Princess Dorothea of Courland - Reception

Reception

The young writer Françoise Quoirez (1935–2004), in reading a passage of Marcel Proust evoking a duke of Sagan around 1950, was seduced by its sonority and chose "Sagan" as her "nom de plume".

“(..) With large dark blue eyes, very beautiful, so burning that they appeared black to some people. There was in her something bold, wild, dauntless and burning one which held the gaze". (Casimir Ensconce, "Talleyrand amoureux", edition France-Empire, 1975).

The opinions she inspired are various; those of men, admiring her beauty and intelligence, praise her, but those of women, jealous of her position and wealth, are more venomous. It is strange that she had no close female friends but instead was a solitary figure, despite keeping up a wide correspondence with many personalities of her era. She was a true European, in an era where that word was unknown.
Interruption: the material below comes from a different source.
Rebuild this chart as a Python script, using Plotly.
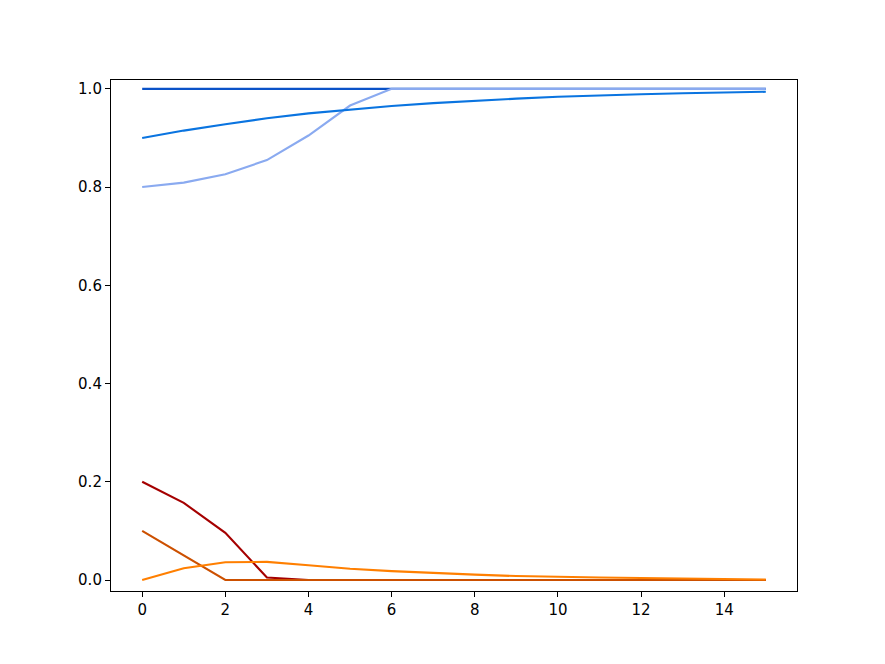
import plotly.graph_objects as go

x = list(range(16))
dark_blue = [1.0] * 16
light_blue = [0.80, 0.809, 0.826, 0.855, 0.905, 0.966, 1.0, 1.0, 1.0, 1.0, 1.0, 1.0, 1.0, 1.0, 1.0, 1.0]
medium_blue = [0.90, 0.915, 0.928, 0.940, 0.950, 0.958, 0.965, 0.971, 0.976, 0.980, 0.984, 0.987, 0.989, 0.991, 0.993, 0.994]
dark_red = [0.20, 0.157, 0.096, 0.005, 0.0, 0.0, 0.0, 0.0, 0.0, 0.0, 0.0, 0.0, 0.0, 0.0, 0.0, 0.0]
dark_orange = [0.10, 0.050, 0.0, 0.0, 0.0, 0.0, 0.0, 0.0, 0.0, 0.0, 0.0, 0.0, 0.0, 0.0, 0.0, 0.0]
orange = [0.0, 0.024, 0.036, 0.037, 0.030, 0.023, 0.018, 0.014, 0.011, 0.008, 0.006, 0.005, 0.004, 0.003, 0.002, 0.001]

series = [
    (dark_blue, "#0a52c8"),
    (light_blue, "#8aaaf0"),
    (medium_blue, "#0a74e0"),
    (dark_red, "#a50000"),
    (dark_orange, "#cc5000"),
    (orange, "#ff7f00"),
]

fig = go.Figure()
for vals, col in series:
    fig.add_trace(go.Scatter(x=x, y=vals, mode="lines", line=dict(color=col, width=2.1), showlegend=False))

axis_common = dict(
    showgrid=False, zeroline=False, showline=True, linecolor="black", linewidth=1.1,
    mirror=True, ticks="outside", ticklen=5, tickwidth=1.1, tickcolor="black",
    tickfont=dict(family="DejaVu Sans", size=15, color="black"),
)
fig.update_xaxes(range=[-0.75, 15.75], tickmode="array", tickvals=[0, 2, 4, 6, 8, 10, 12, 14], **axis_common)
fig.update_yaxes(range=[-0.0224, 1.018], tickmode="array", tickvals=[0.0, 0.2, 0.4, 0.6, 0.8, 1.0],
                 ticktext=["0.0", "0.2", "0.4", "0.6", "0.8", "1.0"], **axis_common)
fig.update_layout(
    width=885, height=664,
    margin=dict(l=103, r=96, t=72, b=81),
    paper_bgcolor="white", plot_bgcolor="white",
)
fig.write_html("out.html")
Born between two cultures, speaking three languages, in contact with all the political personalities of Europe, she could have been, in another era, thanks to her intelligence, a scholar or politician. But in that era, only men had a career, and so she was unable to realize her numerous talents. As Guizot said of her: "une personne rare et grande".

The duchess of Dino also has a descendant in Touraine, a "calm and human region, of a pure, very poetic beauty", in the person of Béatrice of Andia, one of her great-great-great granddaughters, president of the association of the "Friends of Château d'Azay-le-Rideau", owner of Château de La Chatonnière.